Walter Baier, Koordinator des linken europäischen Netzwerkes „Transform“ hat zusammen mit Elisabeth Gauthier (Frankreich) und Haris Golemis (Griechenland) in der Doppel-Nummer der Zeitschrift Transform 2013 (http://transform-network.net) betont, dass ein Austritt aus der Euro-Zone, ein Zerfall des Euro oder der EU die sozialen und wirtschaftlichen Probleme der EU-Länder und der von der Krise besonders betroffenen Bevölkerungen nicht lösen, sondern vielmehr drastisch verschlimmern würden. Ein solches Szenario wäre für die arbeitenden Klassen und die europäischen Bevölkerungen noch schlechter. Es würde ein Abwertungswettlauf der Währungen in Gang gesetzt, der die Klassenkonflikte auf europäischer Ebene wieder in Staaten-Konflikte verwandeln würde, in denen die großen europäischen Mächte – allen voran Deutschland – wieder um Einflusszonen und Vorherrschaft kämpfen würden. Zudem sind die Wirtschaftspolitiken und die Institutionen innerhalb der EU-Staaten in den vergangenen über 25 Jahren nach denselben neoliberalen Konzepten umgebaut worden, wie die Institutionen der EU. Der Ausweg aus der Krise kann also nicht in einer Re-Nationalisierung der Politik gesucht werden, sondern er liegt in „einer anderen wirtschaftlichen Konzeption“. Das heißt: „Die heutigen sozialen und politischen Kämpfe zielen darauf, die Austeritätsmaßnahmen zu stoppen und insbesondere die Völker Süd- und Osteuropas aus dem Würgegriff der Troika und der Finanzmärkte zu befreien, um so die Bedingungen für einen sozialen und wirtschaftlichen Wiederaufbau zu schaffen.“ Derartige Lösungen funktionieren nur auf einer gesamteuropäischen Ebene.

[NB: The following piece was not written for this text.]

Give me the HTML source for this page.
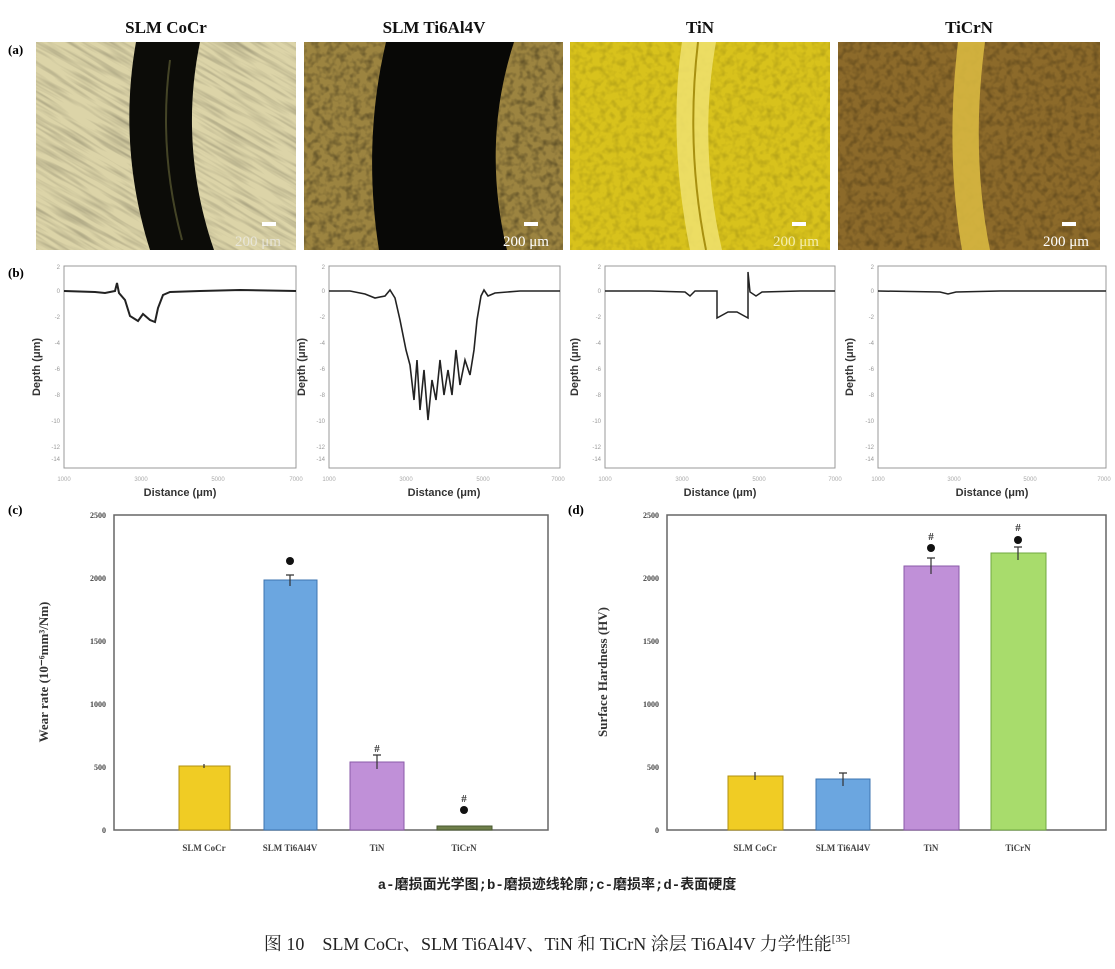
<!DOCTYPE html>
<html><head><meta charset="utf-8">
<style>
html,body{margin:0;padding:0;background:#fff;}
svg{display:block;}
.t{font-family:"Liberation Serif",serif;font-weight:bold;}
.cj{font-family:"Liberation Serif","Noto Serif CJK SC",serif;}
</style></head>
<body>
<svg width="1115" height="969" viewBox="0 0 1115 969" xmlns="http://www.w3.org/2000/svg">
<defs>
<filter id="n1" x="0" y="0" width="100%" height="100%">
<feTurbulence type="fractalNoise" baseFrequency="0.02 0.25" numOctaves="2" seed="3" result="t"/>
<feColorMatrix type="matrix" values="0 0 0 0 0  0 0 0 0 0  0 0 0 0 0  0 0 0 -1.2 0.7"/>
</filter>
<filter id="n2" x="0" y="0" width="100%" height="100%">
<feTurbulence type="fractalNoise" baseFrequency="0.15" numOctaves="2" seed="5"/>
<feColorMatrix type="matrix" values="0 0 0 0 0  0 0 0 0 0  0 0 0 0 0  0 0 0 -1.3 0.75"/>
</filter>
<clipPath id="c1"><rect x="36" y="42" width="260" height="208"/></clipPath>
<clipPath id="c2"><rect x="304" y="42" width="259" height="208"/></clipPath>
<clipPath id="c3"><rect x="570" y="42" width="260" height="208"/></clipPath>
<clipPath id="c4"><rect x="838" y="42" width="262" height="208"/></clipPath>
</defs>

<g class="t" font-size="17" text-anchor="middle" fill="#111">
<text x="166" y="33">SLM CoCr</text>
<text x="434" y="33">SLM Ti6Al4V</text>
<text x="700" y="33">TiN</text>
<text x="969" y="33">TiCrN</text>
</g>
<text x="8" y="54" class="t" font-size="13">(a)</text>

<g clip-path="url(#c1)">
<rect x="36" y="42" width="260" height="208" fill="#dcd4a8"/>
<g transform="rotate(30 166 146)"><rect x="-100" y="-100" width="520" height="500" filter="url(#n1)" opacity="0.4"/></g>
<path d="M136,42 L200,42 C186,110 190,180 214,250 L150,250 C128,180 124,110 136,42Z" fill="#0c0c08"/>
<path d="M170,60 C162,120 166,180 182,240" stroke="#6a6a3a" stroke-width="2" fill="none" opacity="0.6"/>
<rect x="262" y="222" width="14" height="4" fill="#fff"/>
<text x="258" y="246" class="cj" font-size="15" fill="#eee" text-anchor="middle" opacity="0.7">200 μm</text>
</g>
<g clip-path="url(#c2)">
<rect x="304" y="42" width="259" height="208" fill="#9c8440"/>
<rect x="304" y="42" width="259" height="208" filter="url(#n2)" opacity="0.6"/>
<path d="M386,42 L514,42 C492,110 490,180 507,250 L379,250 C368,180 370,110 386,42Z" fill="#080806"/>
<rect x="524" y="222" width="14" height="4" fill="#fff"/>
<text x="526" y="246" class="cj" font-size="15" fill="#fff" text-anchor="middle">200 μm</text>
</g>
<g clip-path="url(#c3)">
<rect x="570" y="42" width="260" height="208" fill="#d8c21c"/>
<rect x="570" y="42" width="260" height="208" filter="url(#n2)" opacity="0.25"/>
<path d="M682,42 L716,42 C704,110 706,180 722,250 L690,250 C676,180 672,110 682,42Z" fill="#f0e270" opacity="0.85"/>
<path d="M698,42 C690,110 692,180 706,250" stroke="#a89010" stroke-width="2" fill="none"/>
<rect x="792" y="222" width="14" height="4" fill="#fff"/>
<text x="796" y="246" class="cj" font-size="15" fill="#f4eeb0" text-anchor="middle">200 μm</text>
</g>
<g clip-path="url(#c4)">
<rect x="838" y="42" width="262" height="208" fill="#8c6a2a"/>
<rect x="838" y="42" width="262" height="208" filter="url(#n2)" opacity="0.45"/>
<path d="M958,42 L985,42 C976,110 976,180 990,250 L962,250 C950,180 950,110 958,42Z" fill="#d8b840" opacity="0.9"/>
<rect x="1062" y="222" width="14" height="4" fill="#fff"/>
<text x="1066" y="246" class="cj" font-size="15" fill="#fff" text-anchor="middle">200 μm</text>
</g>

<text x="8" y="277" class="t" font-size="13">(b)</text>
<g>
<rect x="64" y="266" width="232" height="202" fill="none" stroke="#999" stroke-width="1"/>
<rect x="329" y="266" width="231" height="202" fill="none" stroke="#999" stroke-width="1"/>
<rect x="605" y="266" width="230" height="202" fill="none" stroke="#999" stroke-width="1"/>
<rect x="878" y="266" width="228" height="202" fill="none" stroke="#999" stroke-width="1"/>
</g>
<g font-family="Liberation Sans" font-size="6" fill="#999" text-anchor="end">
<text x="60" y="269">2</text><text x="60" y="293">0</text><text x="60" y="319">-2</text><text x="60" y="345">-4</text><text x="60" y="371">-6</text><text x="60" y="397">-8</text><text x="60" y="423">-10</text><text x="60" y="449">-12</text><text x="60" y="461">-14</text>
<text x="325" y="269">2</text><text x="325" y="293">0</text><text x="325" y="319">-2</text><text x="325" y="345">-4</text><text x="325" y="371">-6</text><text x="325" y="397">-8</text><text x="325" y="423">-10</text><text x="325" y="449">-12</text><text x="325" y="461">-14</text>
<text x="601" y="269">2</text><text x="601" y="293">0</text><text x="601" y="319">-2</text><text x="601" y="345">-4</text><text x="601" y="371">-6</text><text x="601" y="397">-8</text><text x="601" y="423">-10</text><text x="601" y="449">-12</text><text x="601" y="461">-14</text>
<text x="874" y="269">2</text><text x="874" y="293">0</text><text x="874" y="319">-2</text><text x="874" y="345">-4</text><text x="874" y="371">-6</text><text x="874" y="397">-8</text><text x="874" y="423">-10</text><text x="874" y="449">-12</text><text x="874" y="461">-14</text>
</g>
<g font-family="Liberation Sans" font-weight="bold" font-size="11" fill="#333" text-anchor="middle">
<text x="180" y="496">Distance (μm)</text>
<text x="444" y="496">Distance (μm)</text>
<text x="720" y="496">Distance (μm)</text>
<text x="992" y="496">Distance (μm)</text>
<text transform="translate(40 367) rotate(-90)">Depth (μm)</text>
<text transform="translate(305 367) rotate(-90)">Depth (μm)</text>
<text transform="translate(578 367) rotate(-90)">Depth (μm)</text>
<text transform="translate(853 367) rotate(-90)">Depth (μm)</text>
</g>
<g font-family="Liberation Sans" font-size="6" fill="#aaa" text-anchor="middle">
<text x="64" y="481">1000</text><text x="141" y="481">3000</text><text x="218" y="481">5000</text><text x="296" y="481">7000</text>
<text x="329" y="481">1000</text><text x="406" y="481">3000</text><text x="483" y="481">5000</text><text x="558" y="481">7000</text>
<text x="605" y="481">1000</text><text x="682" y="481">3000</text><text x="759" y="481">5000</text><text x="835" y="481">7000</text>
<text x="878" y="481">1000</text><text x="954" y="481">3000</text><text x="1030" y="481">5000</text><text x="1104" y="481">7000</text>
</g>
<g fill="none" stroke="#222" stroke-width="2">
<path d="M64,291 L95,292 L105,293 L115,291 L117,283 L119,293 L125,300 L130,316 L138,321 L143,314 L150,320 L155,322 L158,308 L163,295 L170,292 L200,291 L240,290 L296,291"/>
<path d="M329,291 L350,291 L365,294 L375,298 L385,296 L390,290 L395,298 L400,320 L406,350 L410,365 L414,400 L417,360 L420,410 L424,370 L428,420 L432,380 L436,400 L440,360 L444,395 L448,370 L452,395 L456,350 L460,385 L465,360 L470,375 L474,350 L477,320 L481,296 L484,290 L488,296 L495,293 L520,291 L560,291" stroke-width="1.6"/>
<path d="M605,291 L650,291 L685,292 L690,296 L695,291 L717,291 L717,318 L728,312 L737,312 L748,318 L748,272 L750,292 L756,296 L762,292 L800,291 L835,291" stroke-width="1.5"/>
<path d="M878,291 L940,292 L948,294 L956,292 L1000,291 L1106,291" stroke-width="1.5"/>
</g>

<text x="8" y="514" class="t" font-size="13">(c)</text>
<rect x="114" y="515" width="434" height="315" fill="none" stroke="#666" stroke-width="1.5"/>
<g class="t" font-size="8" fill="#444" text-anchor="end">
<text x="106" y="518">2500</text><text x="106" y="581">2000</text><text x="106" y="644">1500</text><text x="106" y="707">1000</text><text x="106" y="770">500</text><text x="106" y="833">0</text>
</g>
<text transform="translate(48 672) rotate(-90)" class="t" font-size="13" text-anchor="middle" fill="#333">Wear rate (10⁻⁶mm³/Nm)</text>
<rect x="179" y="766" width="51" height="64" fill="#f0cc24" stroke="#b09010"/>
<rect x="264" y="580" width="53" height="250" fill="#6ba6e0" stroke="#3c74b0"/>
<rect x="350" y="762" width="54" height="68" fill="#c090d8" stroke="#8a5aa8"/>
<rect x="437" y="826" width="55" height="4" fill="#6f7f4a" stroke="#4a5a30"/>
<g stroke="#333" stroke-width="1.2">
<path d="M290,575 V586 M286,575 H294"/><path d="M377,755 V769 M373,755 H381"/><path d="M204,764 V768"/>
</g>
<circle cx="290" cy="561" r="4" fill="#111"/>
<text x="377" y="752" class="t" font-size="11" text-anchor="middle" fill="#333">#</text>
<text x="464" y="802" class="t" font-size="11" text-anchor="middle" fill="#333">#</text>
<circle cx="464" cy="810" r="4" fill="#111"/>
<g class="t" font-size="9" fill="#444" text-anchor="middle">
<text x="204" y="851">SLM CoCr</text><text x="290" y="851">SLM Ti6Al4V</text><text x="377" y="851">TiN</text><text x="464" y="851">TiCrN</text>
</g>

<text x="568" y="514" class="t" font-size="13">(d)</text>
<rect x="667" y="515" width="439" height="315" fill="none" stroke="#666" stroke-width="1.5"/>
<g class="t" font-size="8" fill="#444" text-anchor="end">
<text x="659" y="518">2500</text><text x="659" y="581">2000</text><text x="659" y="644">1500</text><text x="659" y="707">1000</text><text x="659" y="770">500</text><text x="659" y="833">0</text>
</g>
<text transform="translate(607 672) rotate(-90)" class="t" font-size="13" text-anchor="middle" fill="#333">Surface Hardness (HV)</text>
<rect x="728" y="776" width="55" height="54" fill="#f0cc24" stroke="#b09010"/>
<rect x="816" y="779" width="54" height="51" fill="#6ba6e0" stroke="#3c74b0"/>
<rect x="904" y="566" width="55" height="264" fill="#c090d8" stroke="#8a5aa8"/>
<rect x="991" y="553" width="55" height="277" fill="#a8dc6c" stroke="#70a840"/>
<g stroke="#333" stroke-width="1.2">
<path d="M755,772 V780"/><path d="M843,773 V786 M839,773 H847"/><path d="M931,558 V574 M927,558 H935"/><path d="M1018,547 V560 M1014,547 H1022"/>
</g>
<text x="931" y="540" class="t" font-size="11" text-anchor="middle" fill="#333">#</text>
<circle cx="931" cy="548" r="4" fill="#111"/>
<text x="1018" y="531" class="t" font-size="11" text-anchor="middle" fill="#333">#</text>
<circle cx="1018" cy="540" r="4" fill="#111"/>
<g class="t" font-size="9" fill="#444" text-anchor="middle">
<text x="755" y="851">SLM CoCr</text><text x="843" y="851">SLM Ti6Al4V</text><text x="931" y="851">TiN</text><text x="1018" y="851">TiCrN</text>
</g>

<text x="557" y="889" text-anchor="middle" font-family="Liberation Mono, 'Noto Sans CJK SC', monospace" font-weight="bold" font-size="14" fill="#222">a-磨损面光学图;b-磨损迹线轮廓;c-磨损率;d-表面硬度</text>
<text x="557" y="950" text-anchor="middle" class="cj" font-size="18" fill="#222">图 10　SLM CoCr、SLM Ti6Al4V、TiN 和 TiCrN 涂层 Ti6Al4V 力学性能<tspan font-size="11" dy="-8">[35]</tspan></text>
</svg>
</body></html>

Auf dem Parteitag der Europäischen Linken (EL) in Madrid im Dezember 2013 hatte Walter Baier ganz in diesem Sinne hervorgehoben: „Wir können… nicht ausschließen, dass der Euro aufgrund der Widersprüche, die innerhalb der herrschenden Eliten bestehen, auseinanderbricht. Nur, lasst mich eines aussprechen. Transform hat viele Debatten und Forschungen zu diesem Thema durchgeführt. Dabei sind wir auf kein überzeugendes Argument dafür gestoßen, dass ein solches Auseinanderbrechen der europäischen Integration ein für die Bevölkerungen und die arbeitenden Klassen günstiges Szenario wäre.“ An den Machtverhältnissen in Europa würde sich nichts ändern, und sich mit der schwierigen Lage auf rein nationalstaatlicher Ebene auseinandersetzen zu wollen, ist keine realistische Option. „Wir glauben also nicht, dass die Zerstörung oder Auflösung der europäischen Union eine positive Alternative darstellt, sondern meinen, dass wir den Kampf um ein anderes Europa und eine andere Richtung der europäischen Integration führen müssen.“
Und hier kommt den kritischen politischen Kräften in Deutschland, dessen Regierung die in der Krise bisher gemachte Politik in besonderer Weise veranlasst hat, eine besondere, eine besonders hohe Verantwortung zu.